В августе 1823 г было основано в Москве "Общество любителей древности при армянском учебном заведении гг. Лазаревых", которое имело предметом занятий "изыскание достославных событий о древней Армении". В числе действительных членов общества находим и "губернского секретаря" Артемия Араратского.[123]
К Араратскому и его книге одним из первых в наши дни обратился В. А. Парсамян, автор монографии о Грибоедове. Исследователем было высказано предположение о возможном личном знакомстве Араратского с Грибоедовым еще в Петербурге по "одновременной работе в госуд. коллегии иностранных дел". Араратский мог быть переводчиком по департаменту азиатских дел, где состоял на службе Грибоедов. В период 1804—1824 гг. переводчиками с армянского были Маркар Захарович Хоченц, Александр Макарович Худобашев и Иван Якимович Лазарев. В официальных справочниках имени Араратского нет. Более вероятно предположение В. А. Парсамяна о возможной встрече Грибоедова с Араратским в дни русско-персидской войны. "Одно ясно, — пишет В. А. Парсамян, — Грибоедов не мог в своих путевых записках случайно вспомнить Араратяна, когда около Алагяза перед ним открылся Арарат".[124]
Но что может означать только упоминание имени Араратского ("Артемий Араратский")?[125] Оно может означать то, что Грибоедов вспомнил книгу Араратского, которую он, по всей вероятности, знал, или другое: не имеется ли в виду встреча с ее автором? Второе предположение более вероятно.

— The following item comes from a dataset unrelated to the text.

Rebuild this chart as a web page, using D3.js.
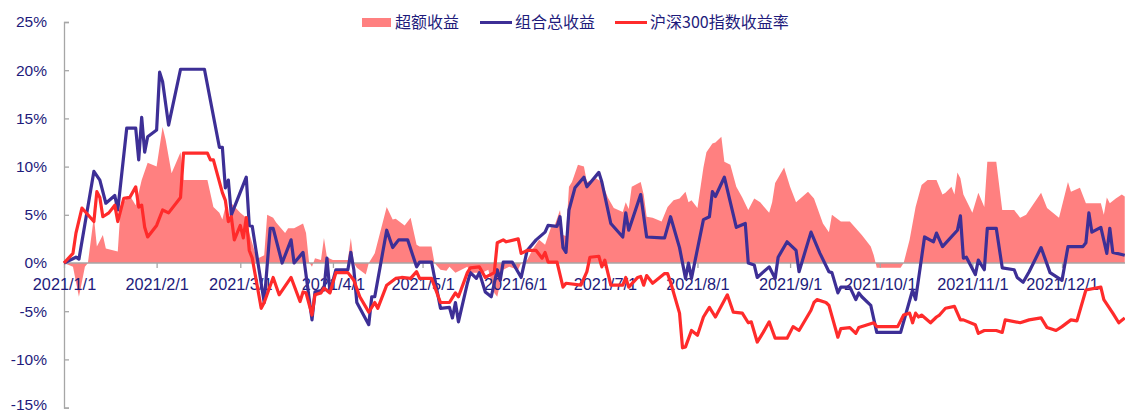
<!DOCTYPE html>
<html><head><meta charset="utf-8">
<script src="https://cdn.jsdelivr.net/npm/d3@7/dist/d3.min.js"></script>
<style>
html,body{margin:0;padding:0;background:#fff;}
svg{display:block;font-family:"Noto Sans CJK SC","Noto Sans",sans-serif;}
</style></head><body>
<svg id="chart" width="1125" height="412"></svg>
<script>
// ---- data (percent) ----
const seriesNames = ["超额收益", "组合总收益", "沪深300指数收益率"];
const yTickValues = [-15, -10, -5, 0, 5, 10, 15, 20, 25];
const xTickDates = ["1/1","2/1","3/1","4/1","5/1","6/1","7/1","8/1","9/1","10/1","11/1","12/1"];

const excessData = [["1/1",0],["1/4",-0.4],["1/6",-3.5],["1/8",-0.4],["1/9",0],["1/11",4.8],["1/12",1.7],["1/14",2.9],["1/15",1.5],["1/19",1.2],["1/20",6.0],["1/23",7.0],["1/25",6.0],["1/27",8.6],["1/29",10.4],["2/1",10.0],["2/3",14.1],["2/4",12.8],["2/6",9.3],["2/9",11.5],["2/10",8.6],["2/18",8.6],["2/20",5.8],["2/22",5.2],["2/23",4.5],["2/24",5.8],["2/25",4.1],["2/26",6.2],["3/1",5.2],["3/3",4.7],["3/4",3.1],["3/6",1.0],["3/7",0.5],["3/9",0.8],["3/10",5.0],["3/12",4.7],["3/13",4.2],["3/16",3.1],["3/17",3.6],["3/19",3.6],["3/22",4.1],["3/23",3.1],["3/24",0.1],["3/25",-0.4],["3/26",0.5],["3/28",0.3],["3/29",2.6],["3/30",0.6],["4/1",0.3],["4/6",0.3],["4/7",2.6],["4/8",0],["4/9",-0.5],["4/12",-1.2],["4/13",0],["4/15",1.0],["4/19",5.8],["4/21",4.5],["4/22",4.6],["4/25",3.9],["4/27",4.7],["4/29",1.9],["4/30",1.7],["5/4",1.7],["5/5",0],["5/7",-0.7],["5/9",-0.8],["5/10",-0.4],["5/12",-1.0],["5/14",-0.7],["5/16",-0.4],["5/17",-1.0],["5/21",-1.0],["5/23",-0.7],["5/25",-3.1],["5/26",-3.5],["5/28",-0.7],["5/30",-0.4],["6/2",-0.7],["6/3",0],["6/5",0.3],["6/7",1.5],["6/9",2.4],["6/11",1.9],["6/13",3.7],["6/14",3.7],["6/16",5.5],["6/17",2.9],["6/18",2.8],["6/19",7.9],["6/20",8.4],["6/22",10.2],["6/24",10.0],["6/25",8.4],["6/28",8.8],["6/30",8.4],["7/2",6.8],["7/4",5.7],["7/7",5.3],["7/8",6.3],["7/9",5.6],["7/10",7.9],["7/13",8.4],["7/14",7.1],["7/15",4.8],["7/17",4.7],["7/20",4.3],["7/22",5.8],["7/24",6.5],["7/26",6.7],["7/28",7.4],["7/29",6.3],["7/30",6.5],["8/1",5.7],["8/3",9.9],["8/4",11.5],["8/6",12.4],["8/7",12.5],["8/9",13.1],["8/10",10.5],["8/12",10.2],["8/14",7.9],["8/16",6.8],["8/18",5.5],["8/20",6.7],["8/22",6.3],["8/25",5.2],["8/26",6.3],["8/27",8.3],["8/30",9.9],["9/1",7.9],["9/3",6.3],["9/7",7.4],["9/9",6.7],["9/12",4.1],["9/14",3.2],["9/15",5.0],["9/18",4.3],["9/21",4.3],["9/23",3.6],["9/25",2.9],["9/28",1.7],["9/29",0.8],["9/30",-0.5],["10/8",-0.5],["10/9",0],["10/11",2.4],["10/13",5.8],["10/15",8.1],["10/17",8.6],["10/20",8.6],["10/22",7.1],["10/23",7.3],["10/25",7.9],["10/26",7.1],["10/27",9.4],["10/28",8.8],["10/29",7.1],["11/1",5.2],["11/3",7.3],["11/5",5.8],["11/6",10.5],["11/9",10.5],["11/11",5.5],["11/15",5.5],["11/17",4.7],["11/19",5.0],["11/24",7.3],["11/26",5.7],["11/30",4.7],["12/3",8.4],["12/4",7.4],["12/7",7.8],["12/9",6.2],["12/14",6.2],["12/15",5.0],["12/16",6.8],["12/17",6.2],["12/19",6.7],["12/21",7.1],["12/22",6.9]];

const portfolioData = [["1/1",0],["1/5",0.6],["1/6",0.4],["1/11",9.5],["1/13",8.6],["1/15",6.2],["1/18",7.0],["1/19",5.5],["1/22",14.0],["1/25",14.0],["1/26",10.7],["1/27",15.1],["1/28",11.5],["1/29",13.1],["2/1",13.8],["2/2",19.8],["2/3",18.8],["2/5",14.3],["2/9",20.1],["2/17",20.1],["2/22",12.0],["2/23",12.0],["2/24",7.8],["2/25",8.6],["2/26",5.0],["3/3",8.9],["3/4",3.9],["3/5",3.8],["3/9",-4.1],["3/11",3.6],["3/12",3.6],["3/15",0.0],["3/18",2.4],["3/19",0],["3/22",1.1],["3/25",-5.9],["3/26",-3.0],["3/29",-2.8],["3/30",0.5],["3/31",-3.0],["4/2",-0.7],["4/6",-0.7],["4/7",1.1],["4/8",-0.7],["4/9",-4.1],["4/13",-6.4],["4/14",-3.5],["4/15",-3.5],["4/19",3.4],["4/21",1.6],["4/23",2.4],["4/26",2.4],["4/29",-0.4],["4/30",0.1],["5/4",0.1],["5/7",-4.7],["5/10",-4.6],["5/11",-5.7],["5/12",-4.1],["5/13",-6.1],["5/16",-2.1],["5/17",-1.0],["5/19",-1.6],["5/20",-1.0],["5/22",-3.0],["5/24",-3.5],["5/26",-0.7],["5/27",-1.8],["5/28",0.1],["5/31",0.1],["6/3",-1.5],["6/5",1.3],["6/8",2.4],["6/11",3.2],["6/12",3.9],["6/15",3.8],["6/16",4.8],["6/17",1.6],["6/18",1.1],["6/19",5.5],["6/21",7.8],["6/24",8.9],["6/25",7.9],["6/29",9.4],["6/30",8.4],["7/3",4.1],["7/7",2.7],["7/8",5.2],["7/9",3.4],["7/13",7.1],["7/15",2.7],["7/20",2.6],["7/21",2.6],["7/23",4.8],["7/26",1.6],["7/28",-1.6],["7/29",0],["7/30",-1.6],["8/3",4.5],["8/5",4.8],["8/6",7.4],["8/7",6.9],["8/10",8.9],["8/14",3.7],["8/17",4.1],["8/18",0],["8/20",-0.2],["8/21",-1.5],["8/25",-0.4],["8/27",-1.6],["8/28",0.6],["8/31",2.2],["9/3",1.3],["9/4",-0.9],["9/8",3.2],["9/11",1.0],["9/14",-0.9],["9/15",-1.0],["9/17",-3.1],["9/18",-2.5],["9/21",-2.5],["9/23",-3.8],["9/24",-3.1],["9/25",-3.5],["9/28",-4.4],["9/30",-7.2],["10/8",-7.2],["10/12",-2.8],["10/13",-3.8],["10/16",2.7],["10/19",2.2],["10/20",3.1],["10/22",1.7],["10/27",3.4],["10/28",4.9],["10/29",0.5],["10/30",0.6],["11/2",-1.2],["11/3",0.3],["11/5",-0.7],["11/6",3.6],["11/9",3.6],["11/11",-0.5],["11/15",-0.7],["11/16",-1.5],["11/18",-2.0],["11/20",-0.9],["11/24",1.6],["11/27",-1.0],["12/1",-1.8],["12/3",1.7],["12/8",1.7],["12/9",2.1],["12/10",5.2],["12/11",3.2],["12/14",3.7],["12/16",1.0],["12/17",3.6],["12/18",1.1],["12/22",0.8]];

const hs300Data = [["1/1",0],["1/4",1.0],["1/5",3.1],["1/7",5.7],["1/11",4.3],["1/12",7.4],["1/13",6.8],["1/14",4.8],["1/16",5.2],["1/18",6.0],["1/19",4.3],["1/21",6.7],["1/23",6.8],["1/25",7.9],["1/26",5.8],["1/27",6.0],["1/28",3.7],["1/29",2.7],["2/1",3.9],["2/3",5.5],["2/5",5.2],["2/9",6.8],["2/10",11.4],["2/18",11.4],["2/19",10.7],["2/20",10.7],["2/23",7.3],["2/24",6.5],["2/25",4.3],["2/26",4.8],["2/27",2.4],["3/1",3.9],["3/2",2.6],["3/3",4.7],["3/4",1.3],["3/5",0.5],["3/8",-4.7],["3/9",-4.1],["3/12",-1.5],["3/14",-3.3],["3/18",-1.5],["3/21",-4.0],["3/22",-3.0],["3/23",-3.1],["3/25",-5.4],["3/26",-3.3],["3/28",-3.1],["3/29",-2.6],["3/31",-3.1],["4/2",-1.0],["4/6",-1.0],["4/8",-1.8],["4/10",-3.5],["4/13",-5.1],["4/15",-4.1],["4/16",-4.7],["4/19",-2.3],["4/22",-1.6],["4/24",-1.5],["4/27",-1.6],["4/29",-0.9],["4/30",-1.6],["5/4",-1.6],["5/7",-4.1],["5/10",-4.1],["5/11",-3.6],["5/12",-3.1],["5/13",-3.5],["5/16",-1.0],["5/17",-0.5],["5/20",-0.4],["5/22",-1.5],["5/25",-1.0],["5/26",2.1],["5/28",2.4],["5/29",2.2],["6/2",2.5],["6/3",1.0],["6/5",1.3],["6/8",1.3],["6/10",0.5],["6/11",1.1],["6/12",0.1],["6/15",0.1],["6/17",-2.5],["6/18",-2.1],["6/23",-2.3],["6/25",-0.9],["6/26",0.6],["6/29",0.7],["6/30",-0.4],["7/1",0.3],["7/3",-2.3],["7/7",-2.3],["7/8",-1.5],["7/9",-2.5],["7/12",-1.5],["7/13",-1.4],["7/14",-2.3],["7/15",-1.3],["7/17",-2.1],["7/21",-1.1],["7/22",-1.1],["7/23",-2.0],["7/26",-5.2],["7/27",-8.8],["7/28",-8.7],["7/30",-7.0],["8/1",-7.5],["8/3",-5.6],["8/4",-5.1],["8/5",-4.6],["8/7",-5.6],["8/11",-3.3],["8/13",-5.1],["8/16",-5.2],["8/18",-6.2],["8/19",-6.1],["8/21",-8.2],["8/23",-7.2],["8/25",-6.1],["8/27",-7.8],["8/31",-7.8],["9/2",-6.6],["9/4",-7.0],["9/8",-4.9],["9/9",-4.1],["9/10",-3.8],["9/13",-4.1],["9/14",-4.4],["9/17",-7.7],["9/18",-6.8],["9/21",-6.7],["9/23",-7.3],["9/24",-6.7],["9/29",-6.2],["9/30",-6.6],["10/7",-6.6],["10/9",-5.4],["10/11",-5.2],["10/12",-6.2],["10/13",-5.2],["10/14",-5.6],["10/15",-5.4],["10/18",-6.2],["10/20",-5.6],["10/21",-5.4],["10/23",-4.7],["10/26",-4.5],["10/28",-5.9],["10/29",-5.9],["11/2",-6.4],["11/3",-7.3],["11/5",-7.0],["11/9",-7.0],["11/11",-7.2],["11/12",-5.9],["11/17",-6.2],["11/20",-5.9],["11/24",-5.7],["11/26",-6.7],["11/29",-7.0],["12/1",-6.6],["12/4",-5.9],["12/6",-6.0],["12/9",-2.8],["12/14",-2.5],["12/15",-3.8],["12/18",-5.2],["12/20",-6.2],["12/22",-5.7]];

// ---- setup ----
const parse = s => d3.timeParse("%Y/%m/%d")("2021/" + s);
const toPts = arr => arr.map(([d, v]) => ({date: parse(d), v}));

const svg = d3.select("#chart");
const x = d3.scaleTime().domain([parse("1/1"), parse("12/1")]).range([64, 1062]);
const y = d3.scaleLinear().domain([-15, 25]).range([407.6, 22]);

const textColor = "#1e1b7b";
const axisColor = "#a6a6a6";
const colors = {excess: "#ff8080", port: "#3d2f96", hs: "#ff2b2b"};

// excess area
const area = d3.area().x(d => x(d.date)).y0(y(0)).y1(d => y(d.v));
svg.append("path").datum(toPts(excessData)).attr("d", area).attr("fill", colors.excess);

// y axis
const yAxis = svg.append("g").attr("transform", "translate(64,0)")
  .call(d3.axisRight(y).tickValues(yTickValues).tickSize(5).tickFormat(d => d + "%"));
yAxis.select(".domain").attr("stroke", axisColor).attr("stroke-width", 1.3);
yAxis.selectAll(".tick line").attr("stroke", axisColor).attr("stroke-width", 1.3);
yAxis.selectAll(".tick text").attr("x", -17).attr("text-anchor", "end")
  .attr("fill", textColor).attr("font-size", 15.5)
  .attr("dy", d => d === -15 ? "0.1em" : "0.32em");

// x axis at 0
const xAxis = svg.append("g").attr("transform", `translate(0,${y(0)})`)
  .call(d3.axisBottom(x).tickValues(xTickDates.map(parse)).tickSize(5)
    .tickFormat(d3.timeFormat("%Y/%-m/%-d")));
xAxis.select(".domain").attr("stroke", axisColor).attr("stroke-width", 1.3)
  .attr("d", `M64,0H1125`);
xAxis.selectAll(".tick line").attr("stroke", axisColor).attr("stroke-width", 1.3);
xAxis.selectAll(".tick text").attr("y", 15).attr("fill", textColor).attr("font-size", 16.3);

// lines
const line = d3.line().x(d => x(d.date)).y(d => y(d.v));
svg.append("path").datum(toPts(portfolioData)).attr("d", line)
  .attr("fill", "none").attr("stroke", colors.port).attr("stroke-width", 3.2).attr("stroke-linejoin", "round");
svg.append("path").datum(toPts(hs300Data)).attr("d", line)
  .attr("fill", "none").attr("stroke", colors.hs).attr("stroke-width", 3.2).attr("stroke-linejoin", "round");

// legend
const leg = svg.append("g").attr("font-size", 16).attr("fill", textColor);
leg.append("rect").attr("x", 362).attr("y", 18).attr("width", 29).attr("height", 9).attr("fill", colors.excess);
leg.append("text").attr("x", 395).attr("y", 28).text(seriesNames[0]).attr("fill", textColor);
leg.append("line").attr("x1", 480).attr("x2", 512).attr("y1", 22.5).attr("y2", 22.5).attr("stroke", colors.port).attr("stroke-width", 3);
leg.append("text").attr("x", 515).attr("y", 28).text(seriesNames[1]).attr("fill", textColor);
leg.append("line").attr("x1", 615).attr("x2", 647).attr("y1", 22.5).attr("y2", 22.5).attr("stroke", colors.hs).attr("stroke-width", 3);
leg.append("text").attr("x", 650).attr("y", 28).text(seriesNames[2]).attr("fill", textColor);
</script>
</body></html>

Оно подтверждается записками H. H. Муравьева-Карского, который именно в это же время (ноябрь 1827 года) встретился с Араратским в Эчмиадзине.Ввиду скупости свидетельств русских современников об Араратском "портрет" его, написанный H. H. Муравьевым под свежим впечатлением встречи, приобретает особую значимость: "В Эчмиадзине, — пишет он, — познакомился я с Араратским. Человек сей по странности своей заслуживает, чтобы о нем в нескольких строках здесь упомянуть. Араратский — бедный армянин, родившийся в предместье монастыря в бедном звании. В молодости своей возымел он страсть к путешествиям и пустился по свету без всяких средств; он таскался очень долго по Европе и Азии, кажется, был и на северных берегах Африки, жил вспомоществованиями, несколько себя образовал, оделся по-европейски и принял наши обычаи, научился несколько языкам и написал небольшую книгу о своих путешествиях; странностью своею приобрел он себе много знакомых и людей, принимавших в нем участие. Он не имеет никакой собственности, так же беден, как и прежде был, любит много говорить, не может нигде ужиться и под старость лет своих, возвратившись на родину, поселился в монашеской келье, где занимается, иногда выбегает, дабы познакомиться с проезжими и рассказать им прошедшее и предположения свои на будущие путешествия свои, в кои он сбирается и для коих сборы его будут, вероятно, не велики, ибо он никогда не заботился ни о платье своем, ни о пище, ни об опасностях в дороге. Название Араратского дал он себе в воспоминание горы, соседственной его родине. Кочевая жизнь его соделала его совершенно странным явлением; но он не имеет ничего приятного в обществе и на первых порах надоест своею болтливостью. Ему было тогда уже около 50-ти лет по крайней мере и, кажется, он имел слабость к напиткам".[126]